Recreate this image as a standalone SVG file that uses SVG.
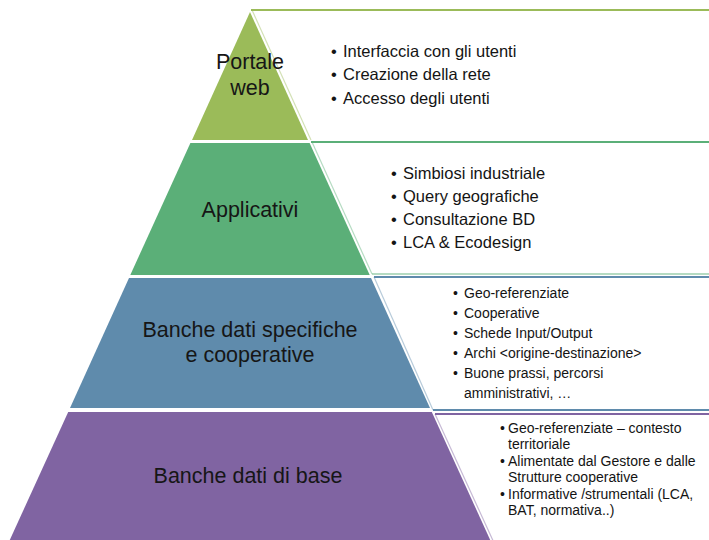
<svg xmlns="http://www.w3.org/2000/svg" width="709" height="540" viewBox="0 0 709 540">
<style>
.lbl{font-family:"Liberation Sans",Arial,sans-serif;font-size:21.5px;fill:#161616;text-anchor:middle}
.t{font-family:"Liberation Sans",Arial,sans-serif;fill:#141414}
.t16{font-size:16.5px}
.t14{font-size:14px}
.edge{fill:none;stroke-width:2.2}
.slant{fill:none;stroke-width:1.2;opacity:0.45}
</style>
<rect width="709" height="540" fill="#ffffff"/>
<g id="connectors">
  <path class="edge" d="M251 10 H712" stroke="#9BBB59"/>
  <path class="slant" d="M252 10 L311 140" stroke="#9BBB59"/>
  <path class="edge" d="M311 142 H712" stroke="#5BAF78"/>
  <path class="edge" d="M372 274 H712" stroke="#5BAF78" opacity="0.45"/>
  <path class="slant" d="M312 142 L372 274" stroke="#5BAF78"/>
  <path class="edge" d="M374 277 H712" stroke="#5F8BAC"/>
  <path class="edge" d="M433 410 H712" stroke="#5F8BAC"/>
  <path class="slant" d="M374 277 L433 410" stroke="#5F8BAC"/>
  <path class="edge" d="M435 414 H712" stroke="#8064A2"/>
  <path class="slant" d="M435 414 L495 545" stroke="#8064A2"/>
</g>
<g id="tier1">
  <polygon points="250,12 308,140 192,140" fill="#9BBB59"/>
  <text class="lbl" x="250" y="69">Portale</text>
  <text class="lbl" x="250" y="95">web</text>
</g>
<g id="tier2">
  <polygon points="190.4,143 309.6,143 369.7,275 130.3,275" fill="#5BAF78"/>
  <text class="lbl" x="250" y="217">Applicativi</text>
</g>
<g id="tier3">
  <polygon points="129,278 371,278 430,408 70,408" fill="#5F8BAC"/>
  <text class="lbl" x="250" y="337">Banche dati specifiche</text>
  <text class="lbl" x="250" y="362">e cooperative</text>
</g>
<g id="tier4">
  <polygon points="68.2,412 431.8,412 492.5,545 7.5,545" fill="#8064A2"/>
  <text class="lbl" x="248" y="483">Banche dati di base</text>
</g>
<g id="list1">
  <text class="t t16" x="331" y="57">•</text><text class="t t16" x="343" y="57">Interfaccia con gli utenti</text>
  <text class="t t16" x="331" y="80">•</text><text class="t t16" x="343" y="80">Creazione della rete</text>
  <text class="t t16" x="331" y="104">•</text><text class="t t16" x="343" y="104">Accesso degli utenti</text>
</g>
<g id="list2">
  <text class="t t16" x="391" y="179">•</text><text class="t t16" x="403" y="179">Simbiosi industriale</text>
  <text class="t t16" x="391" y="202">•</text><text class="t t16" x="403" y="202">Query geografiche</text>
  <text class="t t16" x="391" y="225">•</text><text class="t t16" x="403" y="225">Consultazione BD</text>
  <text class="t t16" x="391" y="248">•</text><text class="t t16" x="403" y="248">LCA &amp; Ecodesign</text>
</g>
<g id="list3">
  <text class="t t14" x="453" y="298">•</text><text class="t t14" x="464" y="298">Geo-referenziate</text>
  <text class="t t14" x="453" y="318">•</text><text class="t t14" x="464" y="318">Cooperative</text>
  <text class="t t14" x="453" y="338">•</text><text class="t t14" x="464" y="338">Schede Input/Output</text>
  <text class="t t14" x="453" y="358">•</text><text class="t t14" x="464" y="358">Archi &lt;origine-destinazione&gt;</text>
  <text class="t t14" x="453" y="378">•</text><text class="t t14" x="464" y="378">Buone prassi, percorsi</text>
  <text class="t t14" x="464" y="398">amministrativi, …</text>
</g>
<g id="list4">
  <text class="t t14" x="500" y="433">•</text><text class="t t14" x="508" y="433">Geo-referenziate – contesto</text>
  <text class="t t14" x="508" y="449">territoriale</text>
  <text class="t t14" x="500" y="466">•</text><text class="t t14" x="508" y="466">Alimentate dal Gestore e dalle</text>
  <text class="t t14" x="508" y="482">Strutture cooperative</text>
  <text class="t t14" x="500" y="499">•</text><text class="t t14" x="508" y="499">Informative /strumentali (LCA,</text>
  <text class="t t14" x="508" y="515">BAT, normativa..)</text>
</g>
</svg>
• • • • •
Leave out the pictures and retype every line above exactly.

Recreate this image as a standalone SVG file that uses SVG.
<svg xmlns="http://www.w3.org/2000/svg" width="709" height="540" viewBox="0 0 709 540">
<style>
.lbl{font-family:"Liberation Sans",Arial,sans-serif;font-size:21.5px;fill:#161616;text-anchor:middle}
.t{font-family:"Liberation Sans",Arial,sans-serif;fill:#141414}
.t16{font-size:16.5px}
.t14{font-size:14px}
.edge{fill:none;stroke-width:2.2}
.slant{fill:none;stroke-width:1.2;opacity:0.45}
</style>
<rect width="709" height="540" fill="#ffffff"/>
<g id="connectors">
  <path class="edge" d="M251 10 H712" stroke="#9BBB59"/>
  <path class="slant" d="M252 10 L311 140" stroke="#9BBB59"/>
  <path class="edge" d="M311 142 H712" stroke="#5BAF78"/>
  <path class="edge" d="M372 274 H712" stroke="#5BAF78" opacity="0.45"/>
  <path class="slant" d="M312 142 L372 274" stroke="#5BAF78"/>
  <path class="edge" d="M374 277 H712" stroke="#5F8BAC"/>
  <path class="edge" d="M433 410 H712" stroke="#5F8BAC"/>
  <path class="slant" d="M374 277 L433 410" stroke="#5F8BAC"/>
  <path class="edge" d="M435 414 H712" stroke="#8064A2"/>
  <path class="slant" d="M435 414 L495 545" stroke="#8064A2"/>
</g>
<g id="tier1">
  <polygon points="250,12 308,140 192,140" fill="#9BBB59"/>
  <text class="lbl" x="250" y="69">Portale</text>
  <text class="lbl" x="250" y="95">web</text>
</g>
<g id="tier2">
  <polygon points="190.4,143 309.6,143 369.7,275 130.3,275" fill="#5BAF78"/>
  <text class="lbl" x="250" y="217">Applicativi</text>
</g>
<g id="tier3">
  <polygon points="129,278 371,278 430,408 70,408" fill="#5F8BAC"/>
  <text class="lbl" x="250" y="337">Banche dati specifiche</text>
  <text class="lbl" x="250" y="362">e cooperative</text>
</g>
<g id="tier4">
  <polygon points="68.2,412 431.8,412 492.5,545 7.5,545" fill="#8064A2"/>
  <text class="lbl" x="248" y="483">Banche dati di base</text>
</g>
<g id="list1">
  <text class="t t16" x="331" y="57">•</text><text class="t t16" x="343" y="57">Interfaccia con gli utenti</text>
  <text class="t t16" x="331" y="80">•</text><text class="t t16" x="343" y="80">Creazione della rete</text>
  <text class="t t16" x="331" y="104">•</text><text class="t t16" x="343" y="104">Accesso degli utenti</text>
</g>
<g id="list2">
  <text class="t t16" x="391" y="179">•</text><text class="t t16" x="403" y="179">Simbiosi industriale</text>
  <text class="t t16" x="391" y="202">•</text><text class="t t16" x="403" y="202">Query geografiche</text>
  <text class="t t16" x="391" y="225">•</text><text class="t t16" x="403" y="225">Consultazione BD</text>
  <text class="t t16" x="391" y="248">•</text><text class="t t16" x="403" y="248">LCA &amp; Ecodesign</text>
</g>
<g id="list3">
  <text class="t t14" x="453" y="298">•</text><text class="t t14" x="464" y="298">Geo-referenziate</text>
  <text class="t t14" x="453" y="318">•</text><text class="t t14" x="464" y="318">Cooperative</text>
  <text class="t t14" x="453" y="338">•</text><text class="t t14" x="464" y="338">Schede Input/Output</text>
  <text class="t t14" x="453" y="358">•</text><text class="t t14" x="464" y="358">Archi &lt;origine-destinazione&gt;</text>
  <text class="t t14" x="453" y="378">•</text><text class="t t14" x="464" y="378">Buone prassi, percorsi</text>
  <text class="t t14" x="464" y="398">amministrativi, …</text>
</g>
<g id="list4">
  <text class="t t14" x="500" y="433">•</text><text class="t t14" x="508" y="433">Geo-referenziate – contesto</text>
  <text class="t t14" x="508" y="449">territoriale</text>
  <text class="t t14" x="500" y="466">•</text><text class="t t14" x="508" y="466">Alimentate dal Gestore e dalle</text>
  <text class="t t14" x="508" y="482">Strutture cooperative</text>
  <text class="t t14" x="500" y="499">•</text><text class="t t14" x="508" y="499">Informative /strumentali (LCA,</text>
  <text class="t t14" x="508" y="515">BAT, normativa..)</text>
</g>
</svg>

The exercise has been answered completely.